By a 4-3 vote this week, in State v. Billeter, the Supreme Court bought that. It pretty much had to. Fischer had held that res judicata governed any appeal from a resentencing done to correct PRC, except in one respect: the correction of PRC. After all that was the part of the sentence that was "void," which means you can appeal from it. Thus,
Although the Adult Parole Authority actually did place Billiter under supervision, and Billiter did violate the terms of that postrelease control, Billiter's escape conviction was based on an invalid sentence. Accordingly, the trial court was without jurisdiction to convict him on the escape charge.

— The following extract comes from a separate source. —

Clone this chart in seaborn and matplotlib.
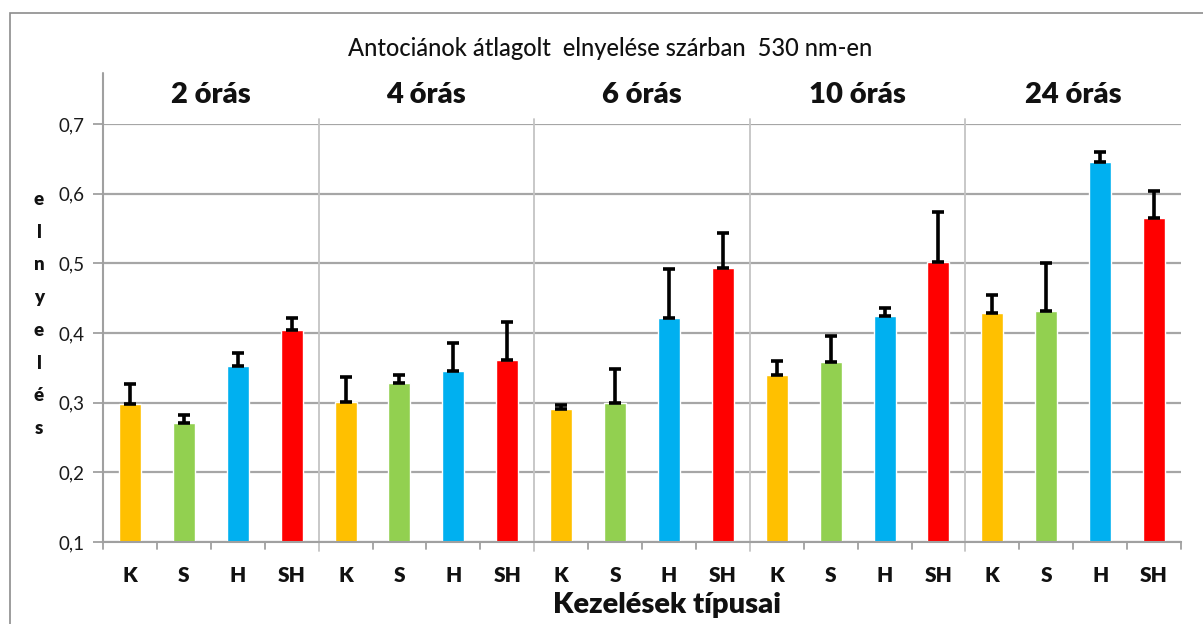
import numpy as np
import pandas as pd
import matplotlib
matplotlib.use("Agg")
import matplotlib.pyplot as plt
import seaborn as sns

# ---- data ----
groups = ["2 órás", "4 órás", "6 órás", "10 órás", "24 órás"]
treatments = ["K", "S", "H", "SH"]
values_2h = [0.298, 0.271, 0.353, 0.404]
values_4h = [0.301, 0.328, 0.346, 0.361]
values_6h = [0.291, 0.300, 0.421, 0.494]
values_10h = [0.339, 0.359, 0.424, 0.502]
values_24h = [0.428, 0.431, 0.646, 0.565]
err_2h = [0.029, 0.011, 0.019, 0.018]
err_4h = [0.036, 0.011, 0.040, 0.055]
err_6h = [0.005, 0.049, 0.071, 0.050]
err_10h = [0.021, 0.036, 0.012, 0.071]
err_24h = [0.027, 0.070, 0.014, 0.039]
yticks = [0.1, 0.2, 0.3, 0.4, 0.5, 0.6, 0.7]
ytick_labels = ["0,1", "0,2", "0,3", "0,4", "0,5", "0,6", "0,7"]
colors = {"K": "#FFC000", "S": "#92D050", "H": "#00B0F0", "SH": "#FF0000"}
title = "Antociánok átlagolt  elnyelése szárban  530 nm-en"
xlabel = "Kezelések típusai"
ylabel_letters = ["e", "l", "n", "y", "e", "l", "é", "s"]

all_vals = [values_2h, values_4h, values_6h, values_10h, values_24h]
all_errs = [err_2h, err_4h, err_6h, err_10h, err_24h]
rows = []
for g, vals, errs in zip(groups, all_vals, all_errs):
    for t, v, e in zip(treatments, vals, errs):
        rows.append({"pos": f"{g} {t}", "group": g, "treatment": t, "value": v, "err": e})
df = pd.DataFrame(rows)

sns.set_style("white")
plt.rcParams["font.family"] = ["Lato", "DejaVu Sans"]

W, H = 1203, 624
fig = plt.figure(figsize=(W / 100, H / 100), dpi=100)
ax_l, ax_r, ax_t, ax_b = 103, 1181, 124, 542
ax = fig.add_axes([ax_l / W, 1 - ax_b / H, (ax_r - ax_l) / W, (ax_b - ax_t) / H])

sns.barplot(data=df, x="pos", y="value", hue="treatment", palette=colors, saturation=1,
            dodge=False, width=0.41, legend=False, ax=ax, zorder=3)
ax.errorbar(np.arange(len(df)), df["value"], yerr=[np.zeros(len(df)), df["err"]],
            fmt="none", ecolor="black", elinewidth=2.6, capsize=4.5, capthick=2.6, zorder=4)

ax.set_ylim(0.1, 0.7)
ax.set_xlim(-0.5, len(df) - 0.5)
ax.set_yticks(yticks)
ax.set_yticklabels(ytick_labels, fontsize=13.5, color="#1a1a1a")
ax.set_xticks(np.arange(len(df)))
ax.set_xticklabels(list(df["treatment"]), fontsize=15, fontweight="heavy", color="#111111")
ax.tick_params(axis="x", length=0, pad=17)
ax.tick_params(axis="y", length=7, width=1.3, color="#a0a0a0", direction="out", left=True, pad=6)
ax.set_xlabel("")
ax.set_ylabel("")
ax.grid(axis="y", color="#a6a6a6", linewidth=1.6, zorder=0)
for s in ["top", "right"]:
    ax.spines[s].set_visible(False)
for s in ["left", "bottom"]:
    ax.spines[s].set_color("#a0a0a0")
    ax.spines[s].set_linewidth(1.5)
    ax.spines[s].set_zorder(5)

# extended left spine above the plot
ax.plot([0, 0], [1, 1.122], transform=ax.transAxes, color="#a0a0a0", lw=1.5, clip_on=False)
# category boundary ticks
trans = ax.get_xaxis_transform()
for i in range(len(df) + 1):
    x = i - 0.5
    if i % 4 == 0 and 0 < i < len(df):
        ax.plot([x, x], [-0.022, 1.012], transform=trans, color="#c4c4c4", lw=1.3,
                clip_on=False, zorder=2)
    else:
        ax.plot([x, x], [-0.017, 0], transform=trans, color="#a0a0a0", lw=1.3, clip_on=False)

# group labels
for gi, g in enumerate(groups):
    ax.text(gi * 4 + 1.5, 1.07, g, transform=trans, ha="center", va="center",
            fontsize=21, fontweight="heavy", color="#111111")

fig.text(610 / W, 1 - 48 / H, title, ha="center", va="center", fontsize=17,
         fontweight="medium", color="#111111")
fig.text(667 / W, 1 - 605 / H, xlabel, ha="center", va="center", fontsize=21, fontweight="heavy",
         color="#111111")
fig.text(39 / W, 1 - 314 / H, "\n".join(ylabel_letters), ha="center", va="center",
         fontsize=13.5, fontweight="heavy", linespacing=2.12, color="#111111")

# chart area border
fig.patches.append(plt.Rectangle((10 / W, -0.1), 1.2, 1 - 13 / H + 0.1, transform=fig.transFigure,
                                 fill=False, edgecolor="#8c8c8c", lw=1.2))

fig.savefig("out.png", dpi=100)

There are problems with that holding, as the dissenters gleefully note. Lanzinger pursues her chosen role of reminding the court just how ridiculous the whole void/voidable distinction is, a task she's pursued relentlessly and unsuccessfully for the past five years. O'Donnell, with Lundberg Stratton concurring, notes that here there wasn't a question of whether PRC was imposed, but rather a technical defect in its imposition; why should that effect the escape charge.
So what's the bottom line? If your client's charged with escape, look up the journal entry and sentencing transcript for the underlying offense. PRC has to be properly imposed in both. If it's not, print out a copy of Billeter and hand it to the prosecutor and the judge. Or just grab the "Get ouf of Jail free" card from a monopoly set, and give that to them. Same difference.